WHETHER you're green-fingered or can't keep a plastic cactus alive, moving to Spain is likely to change your long-held assumptions about your plant-growing abilities, and completely unsettle 50% of everything you knew about anything horticultural.

The other 50% will turn out to be exactly the same as in your native country, just when you'd resigned yourself to having to relearn it all.

But if you're only fair-to-middling in terms of the shrub-care skills ranking, you probably won't even be able to predict which bits are radically different and which bits are radically identical until you've been here for a year and seen how your greenery pans out in every season.

And then been here a second year, to check last year wasn't fluke.

Or perhaps a third year, to work out the majority pattern.

 

Easy greenery for the unskilled: Bury a tomato

If you're convinced you're a cretin in the cultivation department, bury some vegetables and pop them out in the sun, watering them whenever the soil feels dry and perhaps flinging some evergreen plant-feed on the roots (it costs about €3 in a Chinese bazaar). This sounds slapdash and over-simplified, but if you've only ever lived in apartments, it may be all you can handle – and you're probably good at lots of other things, so there's no shame in it.

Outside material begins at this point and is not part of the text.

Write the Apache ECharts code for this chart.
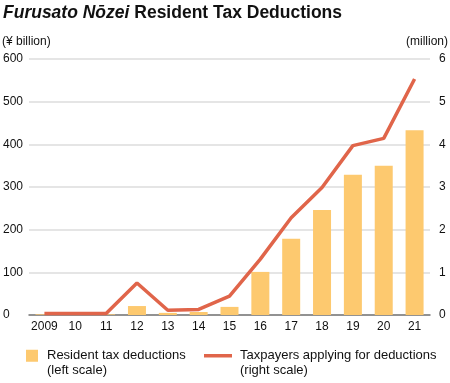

Even if you don't get actual tomatoes and peppers, you should get a plant, they're typically low-maintenance other than constant watering, grow like weeds, and keep re-shooting after they appear to have died. Tomato plants thrive best in spring and early summer in a sunny environment, but high summer is too harsh for them and by September or October, any fruit you didn't get probably isn't going to happen until next year. Pepper plants may look as though they're not going to play until, suddenly, just as autumn unfolds, so do they, blooming with white flowers that become juicy green bulbs in days.

Many new residents in Spain, or holiday-home owners who know they will be away from their property for months at a time, opt for low-maintenance ornamental plants like cacti and aloe vera. These either shrivel up at the first sign of incompetent care or appear to be indestructible – if the former is the case, replacements are cheap to buy in every size from golf-ball to beach-ball, and on sale almost everywhere.